Building myself a new HT room in my basement. 

Heres what ive got so far.

Onkyo 708
Klipsch RF62 Tower Speakers
Klipsch RC62 Center Speaker
Klipsch RB61 Bookshelf Speaker.

That being said, missing a sub. The klipsch looks like they have lots of base already. I am not looking for something that will shake the house but something more clear. Which one should i go with ? 

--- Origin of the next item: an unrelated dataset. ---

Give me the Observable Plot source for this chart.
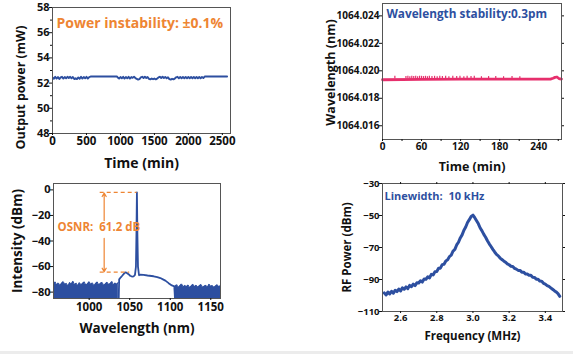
<!DOCTYPE html>
<html><head><meta charset="utf-8">
<script src="https://cdn.jsdelivr.net/npm/d3@7"></script>
<script src="https://cdn.jsdelivr.net/npm/@observablehq/plot@0.6"></script>
<style>
body{margin:0;background:#fff}
#wrap{position:relative;width:573px;height:354px;background:#fff;overflow:hidden}
#wrap svg{position:absolute;overflow:visible}
#bar{position:absolute;left:0;top:351px;width:573px;height:3px;background:#ececec}
</style></head><body><div id="wrap"><div id="bar"></div></div>
<script>
// ---------- data ----------
// Panel a: output power vs time
const powerTime = [0,20,40,60,80,100,120,140,160,180,200,220,240,260,280,300,320,340,360,380,400,420,440,460,480,500,520,540,560,950,960,980,1000,1020,1040,1060,1080,1100,1120,1140,1160,1180,1200,1220,1240,1260,1280,1300,1320,1340,1360,1380,1400,1420,1440,1460,1480,1500,1520,1540,1560,1580,1600,1620,1640,1660,1680,1700,1720,1740,1760,1780,1800,1820,1840,1860,1880,1900,1920,1940,1960,1980,2000,2020,2040,2060,2080,2100,2120,2140,2160,2180,2200,2220,2240,2570];
const powerValue = [52.45,52.34,52.5,52.36,52.48,52.32,52.45,52.5,52.36,52.48,52.38,52.5,52.4,52.5,52.38,52.48,52.32,52.38,52.32,52.45,52.34,52.5,52.36,52.48,52.38,52.5,52.36,52.48,52.52,52.52,52.45,52.36,52.48,52.38,52.5,52.36,52.48,52.38,52.5,52.36,52.48,52.42,52.5,52.4,52.34,52.28,52.32,52.45,52.5,52.4,52.5,52.4,52.48,52.34,52.3,52.36,52.31,52.36,52.3,52.36,52.45,52.5,52.4,52.5,52.4,52.48,52.38,52.46,52.32,52.28,52.34,52.3,52.36,52.46,52.5,52.38,52.48,52.38,52.48,52.38,52.48,52.38,52.48,52.38,52.48,52.38,52.48,52.38,52.48,52.38,52.48,52.38,52.48,52.4,52.52,52.52];
const powerTicks = [48,50,52,54,56,58];
const powerMinor = [49,51,53,55,57];
const powerTimeTicks = [0,500,1000,1500,2000,2500];
const powerNote = "Power instability: ±0.1%";

// Panel b: wavelength vs time
const wlTime = [0,60,120,180,240,258,262,265,268,271,275];
const wlValue = [1064.01935,1064.01937,1064.0194,1064.0194,1064.0194,1064.0194,1064.01946,1064.01952,1064.01955,1064.01944,1064.0194];
const wlSpikeTime = [19,36,39,42,45,48,51,54,57,60,63,66,69,72,76,80,84,88,92,97,102,108,114,119,125,130,136,141,152,163,174,186,199,211];
const wlSpikeTop = [1064.0196,1064.01958,1064.0196,1064.01957,1064.0196,1064.01958,1064.0196,1064.01957,1064.0196,1064.0196,1064.01958,1064.0196,1064.01957,1064.0196,1064.01958,1064.0196,1064.01957,1064.0196,1064.01958,1064.0196,1064.01957,1064.0196,1064.01958,1064.0196,1064.01957,1064.0196,1064.01958,1064.0196,1064.01957,1064.01958,1064.01958,1064.01957,1064.01958,1064.01957];
const wlBase = 1064.0194;
const wlTicks = [1064.016,1064.018,1064.020,1064.022,1064.024];
const wlTimeTicks = [0,60,120,180,240];
const wlTimeMinor = [30,90,150,210,270];
const wlNote = "Wavelength stability:0.3pm";

// Panel c: optical spectrum
const noiseLeftWl = [956,958,960,962,964,966,968,970,972,974,976,978,980,982,984,986,988,990,992,994,996,998,1000,1002,1004,1006,1008,1010,1012,1014,1016,1018,1020,1022,1024,1026,1028,1030,1032,1034,1036];
const noiseLeftDb = [-73.5,-72,-74.5,-72.8,-75,-73,-71.8,-74,-73.2,-75.5,-72.5,-73.8,-71.5,-74.2,-73,-75,-72.6,-74.4,-73.1,-72,-74.8,-73.5,-71.9,-74,-72.8,-75.2,-73.3,-72.1,-74.6,-73,-72.4,-74.9,-73.6,-72.2,-74.1,-73.4,-71.7,-74.5,-72.9,-73.8,-72.5];
const bandWl = [1036.3,1037,1039,1041,1043,1044.5,1046,1048.6,1050.5,1052.7,1055,1056.5,1057.7,1058.3,1058.9,1059.5,1060.2,1061.5,1063,1067,1072,1079.5,1084,1087.8,1091,1094,1098,1102,1105,1106.3];
const bandDb = [-90,-70,-68.4,-67,-65.5,-64.6,-64.8,-66,-67.2,-67.8,-67.6,-66.5,-60,-35,-2,-35,-60,-66.8,-66.4,-66.5,-67,-67.6,-68.2,-69,-70,-71,-73,-74.8,-75.5,-90];
const noiseRightWl = [1106,1108,1110,1112,1114,1116,1118,1120,1122,1124,1126,1128,1130,1132,1134,1136,1138,1140,1142,1144,1146,1148,1150,1152,1154,1156,1158,1160,1162];
const noiseRightDb = [-75.5,-74.2,-76.4,-75,-73.6,-76,-74.8,-75.8,-74.4,-76.5,-75.2,-73.9,-75.9,-74.6,-76.2,-75.1,-74,-76.3,-75.4,-74.7,-76.1,-73.8,-75.6,-74.9,-76.4,-75.3,-74.3,-75.8,-75];
const specFloor = -90;
const specTicks = [0,-20,-40,-60,-80];
const specWlTicks = [1000,1050,1100,1150];
const osnrDashWlStart = [1013.6,1013.6];
const osnrDashWlEnd = [1059,1050];
const osnrDashDb = [-2,-64.4];
const osnrArrowWl = [1018.5,1018.5];
const osnrArrowFrom = [-24,-38];
const osnrArrowTo = [-2.5,-64];
const osnrNote = "OSNR:\u00a0 61.2 dB";

// Panel d: RF beat spectrum
const rfFreq = [2.51,2.52,2.53,2.54,2.55,2.56,2.57,2.58,2.59,2.60,2.61,2.62,2.63,2.64,2.65,2.66,2.67,2.68,2.69,2.70,2.71,2.72,2.73,2.74,2.75,2.76,2.77,2.78,2.79,2.80,2.81,2.82,2.83,2.84,2.85,2.86,2.87,2.88,2.89,2.90,2.91,2.92,2.93,2.94,2.95,2.96,2.97,2.98,2.99,3.00,3.01,3.02,3.03,3.04,3.05,3.06,3.07,3.08,3.09,3.10,3.11,3.12,3.13,3.14,3.15,3.16,3.17,3.18,3.19,3.20,3.21,3.22,3.23,3.24,3.25,3.26,3.27,3.28,3.29,3.30,3.31,3.32,3.33,3.34,3.35,3.36,3.37,3.38,3.39,3.40,3.41,3.42,3.43,3.44,3.45,3.46,3.47,3.48];
const rfPower = [-98.4,-99.6,-97.8,-99.0,-97.4,-98.5,-96.7,-97.6,-96.0,-97.1,-95.2,-96.1,-94.6,-95.7,-93.7,-94.5,-92.9,-93.8,-92.0,-92.2,-90.8,-91.6,-89.7,-89.9,-88.3,-89.0,-86.8,-87.1,-85.2,-85.0,-83.0,-82.9,-80.7,-80.5,-78.4,-77.7,-75.7,-74.8,-72.2,-71.2,-68.4,-66.7,-64.0,-62.1,-59.2,-57.2,-54.4,-52.6,-50.6,-49.8,-51.4,-53.3,-55.2,-57.8,-59.6,-61.8,-63.6,-65.8,-67.7,-69.4,-71.2,-72.8,-74.3,-75.2,-76.6,-77.5,-78.4,-79.2,-80.2,-80.8,-81.7,-81.9,-83.0,-83.5,-84.3,-84.3,-85.4,-85.4,-86.5,-86.6,-87.4,-87.3,-88.6,-88.7,-89.8,-89.8,-91.0,-91.1,-92.4,-92.9,-93.8,-94.3,-95.2,-96.1,-97.0,-97.8,-98.8,-100.5];
const rfTicks = [-30,-50,-70,-90,-110];
const rfFreqTicks = [2.6,2.8,3.0,3.2,3.4];
const rfNote = "Linewidth:\u00a0 10 kHz";

// ---------- style ----------
const blue = "#2D4FA0", orange = "#EE8533", pink = "#E62F6C", frameColor = "#555";
const font = "'Open Sans', 'DejaVu Sans', sans-serif";
const wrap = document.getElementById("wrap");
function place(svg, left, top) {
  svg.style.left = left + "px"; svg.style.top = top + "px";
  wrap.appendChild(svg);
}
const baseStyle = {fontFamily: font, fontWeight: "bold", color: "#111", background: "transparent", overflow: "visible"};
const titleOpts = {fontWeight: "bold", fill: "#111", lineAnchor: "middle", textAnchor: "middle"};
const intFmt = d3.format("d");

// Panel a
place(Plot.plot({
  width: 290, height: 175, marginLeft: 52, marginRight: 60, marginTop: 7, marginBottom: 42,
  style: baseStyle,
  x: {domain: [0, 2620]}, y: {domain: [48, 58]},
  marks: [
    Plot.line(powerValue, {x: powerTime, y: powerValue, stroke: blue, strokeWidth: 1.9, clip: true}),
    Plot.frame({stroke: frameColor}),
    Plot.axisY(powerTicks, {tickSize: 3, tickPadding: 0, fontSize: 11, label: null}),
    Plot.axisY(powerMinor, {tickSize: 2, text: null, label: null}),
    Plot.axisX(powerTimeTicks, {tickSize: 2, tickPadding: 1, fontSize: 11.5, tickFormat: intFmt, label: null}),
    Plot.text([powerNote], {x: 60, y: 56.75, text: d => d, textAnchor: "start", fill: orange, fontSize: 14, fontWeight: "bold"}),
    Plot.text(["Output power (mW)"], {...titleOpts, frameAnchor: "left", rotate: -90, dx: -32, dy: 17, fontSize: 12.5}),
    Plot.text(["Time (min)"], {...titleOpts, frameAnchor: "bottom", dy: 30, fontSize: 14})
  ]
}), 0, 0);

// Panel b
place(Plot.plot({
  width: 283, height: 175, marginLeft: 92, marginRight: 12, marginTop: 3, marginBottom: 36,
  style: baseStyle,
  x: {domain: [0, 275]}, y: {domain: [1064.015, 1064.0249]},
  marks: [
    Plot.ruleX(wlSpikeTime, {x: wlSpikeTime, y1: () => wlBase, y2: wlSpikeTop, stroke: pink, strokeWidth: 1.2}),
    Plot.line(wlValue, {x: wlTime, y: wlValue, stroke: pink, strokeWidth: 2.8}),
    Plot.frame({stroke: frameColor}),
    Plot.axisY(wlTicks, {tickSize: 3, tickPadding: 0, fontSize: 10, tickFormat: d3.format(".3f"), label: null}),
    Plot.axisY(wlTicks, {anchor: "right", tickSize: 2, text: null, label: null}),
    Plot.axisX(wlTimeTicks, {tickSize: 2, tickPadding: 1, fontSize: 10, label: null}),
    Plot.axisX(wlTimeMinor, {tickSize: 2, text: null, label: null}),
    Plot.text([wlNote], {x: 6, y: 1064.02412, text: d => d, textAnchor: "start", fill: blue, fontSize: 11.8, fontWeight: "bold"}),
    Plot.text(["Wavelength (nm)"], {...titleOpts, frameAnchor: "left", rotate: -90, dx: -52, dy: 1, fontSize: 12.5}),
    Plot.text(["Time (min)"], {...titleOpts, frameAnchor: "bottom", dy: 27, fontSize: 12.5})
  ]
}), 290, 0);

// Panel c
place(Plot.plot({
  width: 290, height: 179, marginLeft: 53, marginRight: 70, marginTop: 8, marginBottom: 56,
  style: baseStyle,
  x: {domain: [956, 1162]}, y: {domain: [-85, 5]},
  marks: [
    Plot.areaY(noiseLeftDb, {x: noiseLeftWl, y1: () => specFloor, y2: noiseLeftDb, fill: blue, clip: true}),
    Plot.line(noiseLeftDb, {x: noiseLeftWl, y: noiseLeftDb, stroke: blue, strokeWidth: 1, clip: true}),
    Plot.areaY(noiseRightDb, {x: noiseRightWl, y1: () => specFloor, y2: noiseRightDb, fill: blue, clip: true}),
    Plot.line(noiseRightDb, {x: noiseRightWl, y: noiseRightDb, stroke: blue, strokeWidth: 1, clip: true}),
    Plot.line(bandDb, {x: bandWl, y: bandDb, stroke: blue, strokeWidth: 1.8, clip: true}),
    Plot.ruleY(osnrDashDb, {x1: osnrDashWlStart, x2: osnrDashWlEnd, y: osnrDashDb, stroke: orange, strokeWidth: 1.2, strokeDasharray: "4,3"}),
    Plot.arrow(osnrArrowWl, {x1: osnrArrowWl, x2: osnrArrowWl, y1: osnrArrowFrom, y2: osnrArrowTo, stroke: orange, strokeWidth: 1.2, headLength: 5}),
    Plot.frame({stroke: frameColor}),
    Plot.axisY(specTicks, {tickSize: 3, tickPadding: 0, fontSize: 11, label: null}),
    Plot.axisX(specWlTicks, {tickSize: 2, tickPadding: 2, fontSize: 11.5, tickFormat: intFmt, label: null}),
    Plot.text([osnrNote], {x: 961, y: -29.4, text: d => d, textAnchor: "start", fill: orange, fontSize: 11.5, fontWeight: "bold"}),
    Plot.text(["Intensity (dBm)"], {...titleOpts, frameAnchor: "left", rotate: -90, dx: -36, dy: 0, fontSize: 13.5}),
    Plot.text(["Wavelength (nm)"], {...titleOpts, frameAnchor: "bottom", dy: 30, fontSize: 13.5})
  ]
}), 0, 175);

// Panel d
place(Plot.plot({
  width: 283, height: 179, marginLeft: 92, marginRight: 11, marginTop: 8, marginBottom: 43,
  style: baseStyle,
  x: {domain: [2.5, 3.495]}, y: {domain: [-110, -30]},
  marks: [
    Plot.line(rfPower, {x: rfFreq, y: rfPower, stroke: blue, strokeWidth: 3, clip: true}),
    Plot.frame({stroke: frameColor}),
    Plot.axisY(rfTicks, {tickSize: 3, tickPadding: 0, fontSize: 9.5, label: null}),
    Plot.axisY(rfTicks, {anchor: "right", tickSize: 2, text: null, label: null}),
    Plot.axisX(rfFreqTicks, {tickSize: 2, tickPadding: 1, fontSize: 9.5, tickFormat: d3.format(".1f"), label: null}),
    Plot.axisX(rfFreqTicks, {anchor: "top", tickSize: 2, text: null, label: null}),
    Plot.text([rfNote], {x: 2.511, y: -38, text: d => d, textAnchor: "start", fill: blue, fontSize: 11, fontWeight: "bold"}),
    Plot.text(["RF Power (dBm)"], {...titleOpts, frameAnchor: "left", rotate: -90, dx: -35, dy: 0, fontSize: 11.5}),
    Plot.text(["Frequency (MHz)"], {...titleOpts, frameAnchor: "bottom", dy: 25, fontSize: 11.5})
  ]
}), 290, 175);
</script></body></html>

ESW V8 (300$) or ESW m8 (400$)

Also, migh be a dummy question but whats a powered sub ? 

Thank you!


----------



## Dale Rasco (Apr 11, 2009)

Italbro said:


> Hi everyone,
> 
> Building myself a new HT room in my basement.
> 
> ...


A powered sub is a sub that has its own amplifier. A passive sub uses the power from the amp or receiver.


----------



## Italbro (Oct 27, 2010)

Thanks for the info Dale. I assume a powered sub would be a better choice no ?


----------



## Dale Rasco (Apr 11, 2009)

Correct. A powered sub will not use power resources from your receiver. I would personally look at a larger sub. Something with a 10" or 12" driver as well.


----------



## 86eldel68-deactivated (Nov 30, 2010)

Italbro said:


> Building myself a new HT room in my basement. ... That being said, missing a sub. ... I am not looking for something that will shake the house but something more clear. ...


In a basement HT room, with its concrete floor, you lose the floor-shaking vibrations you get from an HT room on a main or upper level, so you need a sub that can really pressurize your space. The bigger the space, the bigger the sub you need.

(When I moved my HT room from the main floor to the basement, I moved up from an SVS PB10-NSD - a great sub! - to a PB12-NSD.)

I think you'll want at least a 12", 300W sub. Depending on the size of your room, you might want even want to go bigger/more powerful, or dual subs. (I'm planning to move up to dual Rythmik F15s myself.)


----------